Core risks: concentration and daily reset
Single-stock concentration is the most obvious pressure. Nvidia is a leader in artificial intelligence hardware, but the sector is competitive, regulatory risks loom, and technology cycles shift. Any structural deterioration in Nvidia’s business shows up unhedged in this fund. The covered call structure itself introduces a second risk: cap risk. If Nvidia has a monster week, the fund’s call sells mean it misses the bulk of the gain, a cost that compounds over time if the stock enters a sustained bull run.

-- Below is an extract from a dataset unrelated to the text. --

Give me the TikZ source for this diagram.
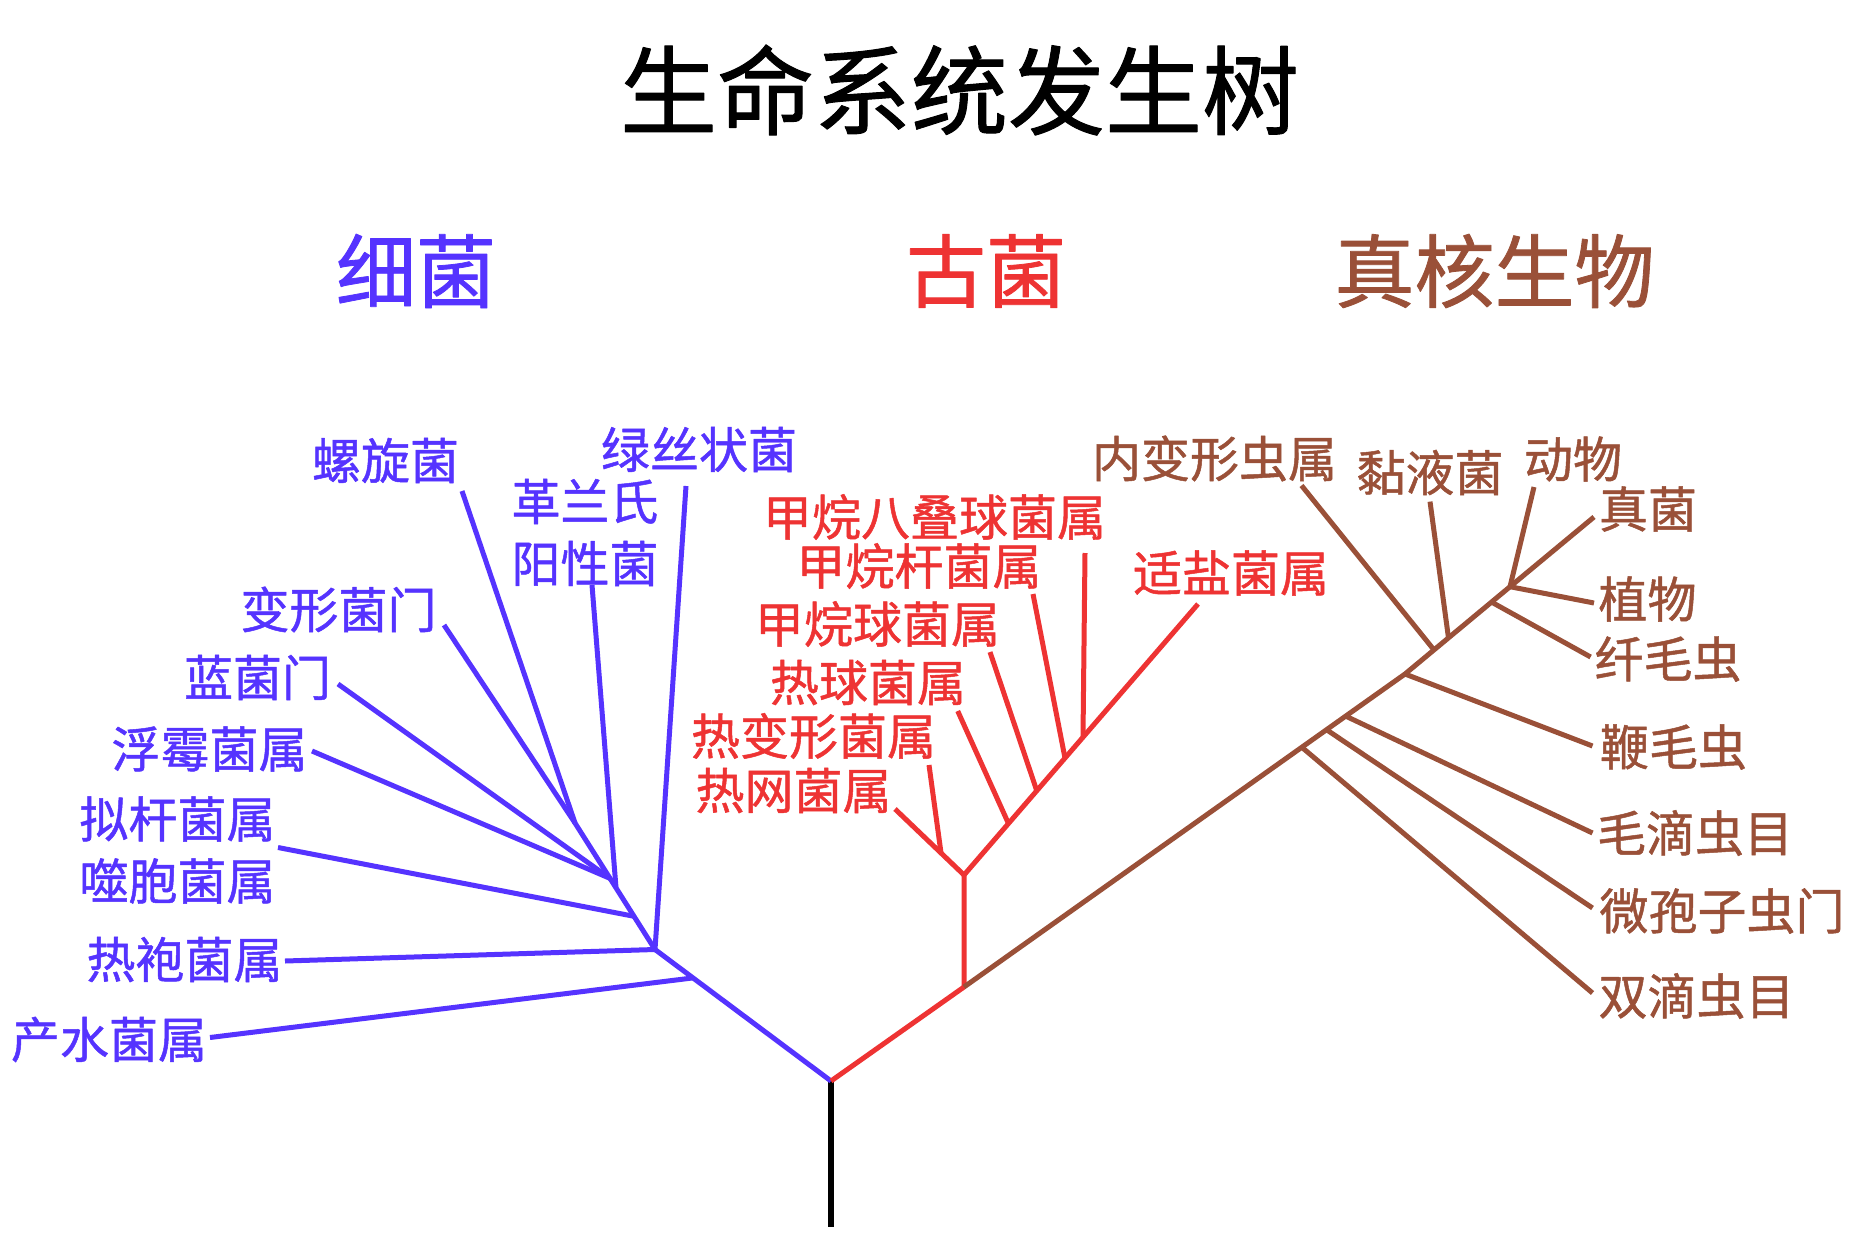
\documentclass[tikz,border=0pt]{standalone}
\usepackage{fontspec}
\setmainfont{Noto Sans CJK SC}
\newfontfamily\cjkb{Noto Sans CJK SC}[FakeBold=1]
\usetikzlibrary{calc}
\definecolor{bact}{HTML}{5533FF}
\definecolor{arch}{HTML}{EE3333}
\definecolor{euk}{HTML}{9A5038}
\begin{document}
\begin{tikzpicture}[x=1pt,y=-1pt,line join=round,
  lbl/.style={inner sep=0pt,font=\cjkb\fontsize{49}{62}\selectfont,align=center},
  head/.style={inner sep=0pt,font=\cjkb\fontsize{80}{90}\selectfont},
  bline/.style={draw=bact,line width=5pt},
  rline/.style={draw=arch,line width=5pt},
  eline/.style={draw=euk,line width=5pt}]
\useasboundingbox[fill=white] (0,0) rectangle (1850,1250);

% title and headings
\node[inner sep=0pt,font=\cjkb\fontsize{97}{110}\selectfont] (title) at (959.5,90) {生命系统发生树};
\node[head,text=bact] (hB) at (416,271) {细菌};
\node[head,text=arch] (hA) at (986,271) {古菌};
\node[head,text=euk] (hE) at (1494.5,271) {真核生物};

% root
\coordinate (root) at (831,1081);
\coordinate (rootbot) at (831,1227);
\draw[line width=6pt,black] (root) -- (rootbot);

% ---------- bacteria ----------
\coordinate (Jb) at (655,949.5);
\coordinate (Jtop) at (575,823);
\coordinate (Jpos) at ($(Jtop)!0.5125!(Jb)$);
\coordinate (Jcy) at ($(Jtop)!0.4375!(Jb)$);
\coordinate (Jbac) at ($(Jtop)!0.7375!(Jb)$);
\coordinate (Jaq) at ($(Jb)!0.216!(root)$);
\coordinate (tSpi) at (462,491);
\coordinate (tPro) at (444,625);
\coordinate (tPos) at (592,585);
\coordinate (tCya) at (338,684);
\coordinate (tPla) at (312,751);
\coordinate (tBac) at (278,847.5);
\coordinate (tGre) at (686,486);
\coordinate (tThe) at (285,961);
\coordinate (tAqu) at (210,1037.5);

\draw[bline] (root) -- (Jb) -- (Jtop);
\draw[bline] (tSpi) -- (Jtop);
\draw[bline] (tPro) -- (Jtop);
\draw[bline] (tPos) -- (Jpos);
\draw[bline] (tCya) -- (Jcy);
\draw[bline] (tPla) -- (Jcy);
\draw[bline] (tBac) -- (Jbac);
\draw[bline] (tGre) -- (Jb);
\draw[bline] (tThe) -- (Jb);
\draw[bline] (tAqu) -- (Jaq);

\node[lbl,text=bact] (lSpi) at (385.5,460.5) {螺旋菌};
\node[lbl,text=bact] (lGre) at (699,449.5) {绿丝状菌};
\node[lbl,text=bact] (lPos) at (585,532.5) {革兰氏\\阳性菌};
\node[lbl,text=bact] (lPro) at (338.5,609.5) {变形菌门};
\node[lbl,text=bact] (lCya) at (257.5,677.5) {蓝菌门};
\node[lbl,text=bact] (lPla) at (209.5,749) {浮霉菌属};
\node[lbl,text=bact] (lBac) at (177.5,850) {拟杆菌属\\噬胞菌属};
\node[lbl,text=bact] (lThe) at (184.5,959.5) {热袍菌属};
\node[lbl,text=bact] (lAqu) at (109,1039.5) {产水菌属};

% ---------- archaea ----------
\coordinate (Jae) at (964,987);
\coordinate (Jr) at (964,875);
\coordinate (tHal) at (1198,604);
\coordinate (tPyd) at (895,809);
\coordinate (Jfork) at ($(Jr)!0.333!(tPyd)$);
\coordinate (tThp) at (929,765);
\coordinate (JTco) at ($(Jr)!0.19!(tHal)$);
\coordinate (JMco) at ($(Jr)!0.311!(tHal)$);
\coordinate (JMba) at ($(Jr)!0.4316!(tHal)$);
\coordinate (JMsa) at ($(Jr)!0.5085!(tHal)$);
\coordinate (tTco) at (957.7,711);
\coordinate (tMco) at (990,652);
\coordinate (tMba) at (1033,594);
\coordinate (tMsa) at (1085,553);

\draw[rline] (root) -- (Jae) -- (Jr);
\draw[rline] (Jr) -- (tHal);
\draw[rline] (Jr) -- (tPyd);
\draw[rline] (tThp) -- (Jfork);
\draw[rline] (tTco) -- (JTco);
\draw[rline] (tMco) -- (JMco);
\draw[rline] (tMba) -- (JMba);
\draw[rline] (tMsa) -- (JMsa);

\node[lbl,text=arch] (lMsa) at (934.5,517) {甲烷八叠球菌属};
\node[lbl,text=arch] (lMba) at (919,566) {甲烷杆菌属};
\node[lbl,text=arch] (lMco) at (877.5,624) {甲烷球菌属};
\node[lbl,text=arch] (lTco) at (868,682.5) {热球菌属};
\node[lbl,text=arch] (lThp) at (813.5,736) {热变形菌属};
\node[lbl,text=arch] (lPyd) at (793.5,790.5) {热网菌属};
\node[lbl,text=arch] (lHal) at (1231,573) {适盐菌属};

% ---------- eukaryotes ----------
\coordinate (Je1) at (1405,674);
\coordinate (Je2) at (1510,586.7);
\coordinate (JDip) at ($(Jae)!0.766!(Je1)$);
\coordinate (JMic) at ($(Jae)!0.822!(Je1)$);
\coordinate (JTri) at ($(Jae)!0.8655!(Je1)$);
\coordinate (JEnt) at ($(Je1)!0.276!(Je2)$);
\coordinate (JSli) at ($(Je1)!0.414!(Je2)$);
\coordinate (JCil) at ($(Je1)!0.824!(Je2)$);
\coordinate (tEnt) at (1301.5,485.5);
\coordinate (tSli) at (1430,501.6);
\coordinate (tAni) at (1534,487);
\coordinate (tFun) at (1594,517);
\coordinate (tPlt) at (1594,603);
\coordinate (tCil) at (1590.6,657);
\coordinate (tFla) at (1592.5,746);
\coordinate (tTri) at (1592.5,833);
\coordinate (tMic) at (1592.5,908);
\coordinate (tDip) at (1592.5,993);

\draw[eline] (Jae) -- (Je1) -- (Je2);
\draw[eline] (tEnt) -- (JEnt);
\draw[eline] (tSli) -- (JSli);
\draw[eline] (tAni) -- (Je2);
\draw[eline] (tFun) -- (Je2);
\draw[eline] (tPlt) -- (Je2);
\draw[eline] (tCil) -- (JCil);
\draw[eline] (tFla) -- (Je1);
\draw[eline] (tTri) -- (JTri);
\draw[eline] (tMic) -- (JMic);
\draw[eline] (tDip) -- (JDip);

\node[lbl,text=euk] (lEnt) at (1214.5,458.5) {内变形虫属};
\node[lbl,text=euk] (lSli) at (1430,472.5) {黏液菌};
\node[lbl,text=euk] (lAni) at (1573,459) {动物};
\node[lbl,text=euk] (lFun) at (1648,509) {真菌};
\node[lbl,text=euk] (lPlt) at (1647.5,599) {植物};
\node[lbl,text=euk] (lCil) at (1668,659) {纤毛虫};
\node[lbl,text=euk] (lFla) at (1673.5,747) {鞭毛虫};
\node[lbl,text=euk] (lTri) at (1695,833) {毛滴虫目};
\node[lbl,text=euk] (lMic) at (1722,911) {微孢子虫门};
\node[lbl,text=euk] (lDip) at (1696.5,996) {双滴虫目};
\end{tikzpicture}
\end{document}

The third risk is the daily reset trap. The fund targets leverage only on a single-day horizon, which means holding it through multi-week or multi-month periods introduces what traders call volatility decay. For a stock that swings wildly but ends flat, the daily leverage amplifies each swing, taxing the NAV through rebalancing friction. The prospectus warns explicitly that the fund will lose money if Nvidia’s performance is flat over longer periods, and may lose money even if Nvidia rises—a function of how leverage is reset and re-levered daily rather than allowing gains to compound passively.
How to research NVII
A prospective investor should read the fund’s prospectus on the SEC’s EDGAR system to understand the precise mechanics of its options positions and collateralization. The monthly fact sheet from REX Shares breaks down the current portfolio composition: what portion is in Treasury collateral, which option strikes are currently outstanding, and what the implied cost of the leveraged and covered call exposure actually is. Track the rolling one-year return against Nvidia’s share price to see how much the fund’s structure costs in opportunity lost—in bull years, covered call funds typically lag their underlying by 3% to 10% annually. In sideways or bear markets, watch how much faster the fund declines compared to Nvidia, a measure of leverage drag. And scrutinise the distribution statements closely: a high payout that is mostly return of capital is not income, but capital reduction, and that distinction matters for tax planning and long-term wealth preservation.